Manoj Iyer (manjo) wrote on 2009-09-02:

#30

Renan,

Looks like Jaunty (9.04) has the fix fs: new inode i_state corruption fix, which fixes the issue reported in http://lkml.org/lkml/2008/11/14/121. (SHAID: 7ef0d7377cb287e08f3ae94cebc919448e1f5dff) and noted by you on comment #19. Also, since this works for 2.6.29-rc1 and 2.6.31-rc4, the the karmic kernel should have the bits that should fix this problem. Shall I close this bug as wont fix? and wait for the fix to appear in the next upgrade release?

Revision history for this message

beetlejuicer (crand275) wrote on 2009-09-23:

#31

I have same problem as Renan.

Running 8.10x64 for some months without issue.

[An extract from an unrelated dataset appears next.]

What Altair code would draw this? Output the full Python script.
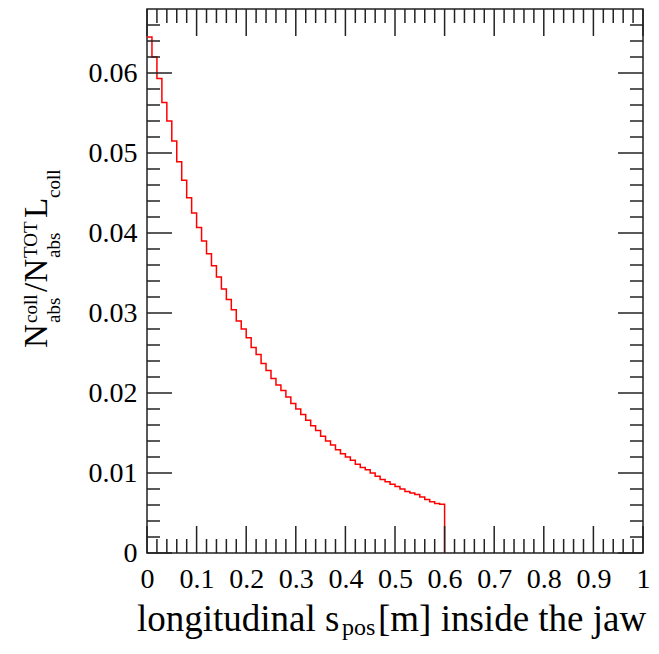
import altair as alt
import pandas as pd

# ---- data ----
bin_width = 0.01
absorbed = [
    0.0645, 0.0620, 0.0593, 0.0563, 0.0540, 0.0515, 0.0489, 0.0466, 0.0444, 0.0425,
    0.0407, 0.0390, 0.0374, 0.0359, 0.0345, 0.0330, 0.0317, 0.0304, 0.0290, 0.0280,
    0.0269, 0.0257, 0.0248, 0.0237, 0.0228, 0.0218, 0.0210, 0.0203, 0.0195, 0.0187,
    0.0180, 0.0173, 0.0166, 0.0159, 0.0153, 0.0146, 0.0140, 0.0135, 0.0129, 0.0124,
    0.0120, 0.0116, 0.0111, 0.0107, 0.0104, 0.0100, 0.0096, 0.0092, 0.0089, 0.0086,
    0.0083, 0.0080, 0.0077, 0.0075, 0.0073, 0.0070, 0.0067, 0.0064, 0.0062, 0.0061,
]
x_major_ticks = [0.0, 0.1, 0.2, 0.3, 0.4, 0.5, 0.6, 0.7, 0.8, 0.9, 1.0]
x_minor_ticks = [0.02, 0.04, 0.06, 0.08, 0.12, 0.14, 0.16, 0.18, 0.22, 0.24, 0.26, 0.28,
                 0.32, 0.34, 0.36, 0.38, 0.42, 0.44, 0.46, 0.48, 0.52, 0.54, 0.56, 0.58,
                 0.62, 0.64, 0.66, 0.68, 0.72, 0.74, 0.76, 0.78, 0.82, 0.84, 0.86, 0.88,
                 0.92, 0.94, 0.96, 0.98]
y_major_ticks = [0.0, 0.01, 0.02, 0.03, 0.04, 0.05, 0.06]
y_minor_ticks = [0.002, 0.004, 0.006, 0.008, 0.012, 0.014, 0.016, 0.018,
                 0.022, 0.024, 0.026, 0.028, 0.032, 0.034, 0.036, 0.038,
                 0.042, 0.044, 0.046, 0.048, 0.052, 0.054, 0.056, 0.058,
                 0.062, 0.064, 0.066]
x_domain = [0, 1]
y_domain = [0, 0.068]

W, H = 496, 544
FONT = "Liberation Serif"
TICK_COLOR = "#222222"

edges = [round(i * bin_width, 2) for i in range(len(absorbed) + 1)]
hist = pd.DataFrame({"s": edges, "v": absorbed + [0.0]})

xs = alt.Scale(domain=x_domain, nice=False, zero=False)
ys = alt.Scale(domain=y_domain, nice=False, zero=False)
x_axis = alt.Axis(values=x_major_ticks, format="~g", title=None)
y_axis = alt.Axis(values=y_major_ticks, format="~g", title=None)

line = alt.Chart(hist).mark_line(
    interpolate="step-after", color="#ff0000", strokeWidth=1.5
).encode(
    x=alt.X("s:Q", scale=xs, axis=x_axis),
    y=alt.Y("v:Q", scale=ys, axis=y_axis),
)


def xticks(vals, length, top):
    df = pd.DataFrame({"s": vals})
    if top:
        yy, yy2 = alt.value(0), alt.value(length)
    else:
        yy, yy2 = alt.value(H), alt.value(H - length)
    return alt.Chart(df).mark_rule(color=TICK_COLOR, strokeWidth=1.5).encode(
        x=alt.X("s:Q", scale=xs, axis=x_axis), y=yy, y2=yy2
    )


def yticks(vals, length, right):
    df = pd.DataFrame({"v": vals})
    if right:
        xx, xx2 = alt.value(W), alt.value(W - length)
    else:
        xx, xx2 = alt.value(0), alt.value(length)
    return alt.Chart(df).mark_rule(color=TICK_COLOR, strokeWidth=1.5).encode(
        y=alt.Y("v:Q", scale=ys, axis=y_axis), x=xx, x2=xx2
    )


def label(text, x, y, size, angle=0):
    return alt.Chart(alt.Data(values=[{"t": text}])).mark_text(
        x=x, y=y, fontSize=size, angle=angle, align="left",
        baseline="alphabetic", font=FONT, color="black"
    ).encode(text="t:N")


BIG_Y, SMALL_Y = 33, 19
ytitle = [
    label("N", -100, 339, BIG_Y, 270),
    label("coll", -110, 314, SMALL_Y, 270),
    label("abs", -87, 314, SMALL_Y, 270),
    label("/", -100, 283, BIG_Y, 270),
    label("N", -100, 273.5, BIG_Y, 270),
    label("TOT", -110, 249, SMALL_Y, 270),
    label("abs", -87, 249, SMALL_Y, 270),
    label("L", -100, 209, BIG_Y, 270),
    label("coll", -87, 189, SMALL_Y, 270),
]
xtitle = [
    label("longitudinal s", -10, 622, 37),
    label("pos", 195, 626, 24),
    label("[m] inside the jaw", 231, 622, 37),
]

layers = [line,
          xticks(x_major_ticks, 27, False), xticks(x_minor_ticks, 14, False),
          xticks(x_major_ticks, 27, True), xticks(x_minor_ticks, 14, True),
          yticks(y_major_ticks, 25, False), yticks(y_minor_ticks, 13, False),
          yticks(y_major_ticks, 25, True), yticks(y_minor_ticks, 13, True)] + ytitle + xtitle

chart = alt.layer(*layers).properties(
    width=W, height=H,
    autosize=alt.AutoSizeParams(type="none"),
    padding={"left": 139, "top": 1, "right": 8, "bottom": 87},
).configure_view(
    stroke=TICK_COLOR, strokeWidth=1.5
).configure_axis(
    labelFont=FONT, labelFontSize=28, labelColor="black",
    domain=False, ticks=False, grid=False, labelFlush=False, labelOverlap=False,
).configure_axisX(labelPadding=12).configure_axisY(labelPadding=10)

chart.save("out.html", embed_options={"renderer": "svg", "actions": False})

Upgraded to 9.04x64, and after a day or two the system became unusable due to filesystem corruption.

Attempting to mount harddrive from live cd produces:

ubuntu@ubuntu:~$ dmesg |tail
[ 187.346997] mount -t ufs -o ufstype=sun|sunx86|44bsd|ufs2|5xbsd|old|hp|nextste p|nextstep-cd|openstep ...
[ 187.346998]
[ 187.346999] >>>WARNING<<< Wrong ufstype may corrupt your filesystem, default is ufstype=old
[ 187.347290] ufs_read_super: bad magic number
[ 187.350311] hfs: can't find a HFS filesystem on dev sda5.
[ 220.243302] mtrr: no MTRR for d0000000,10000000 found
[ 221.794027] lp: driver loaded but no devices found
[ 221.888269] ppdev: user-space parallel port driver
[ 257.041369] EXT3-fs error (device sda5): ext3_check_descriptors: Block bitmap for group 0 not in group (block 1114114)!
[ 257.041677] EXT3-fs: group descriptors corrupted!

running e2fsck -c /dev/sda5

found 10 inodes containing multiply-claimed blocks, all in ~/.mozilla/firefox/???/
lots of unattached inodes
lots of inode ref counts wrong
tons of free block counts wrong
tons of free inodes count wrong & directory count wrong

Sorry I don't have more detailed information, I hope that this helps.

Revision history for this message

Leann Ogasawara (leannogasawara) wrote on 2011-07-18: Closing unsupported series nomination.

#32

This bug was nominated against a series that is no longer supported, ie jaunty. The bug task representing the jaunty nomination is being closed as Won't Fix.

This change has been made by an automated script, maintained by the Ubuntu Kernel Team.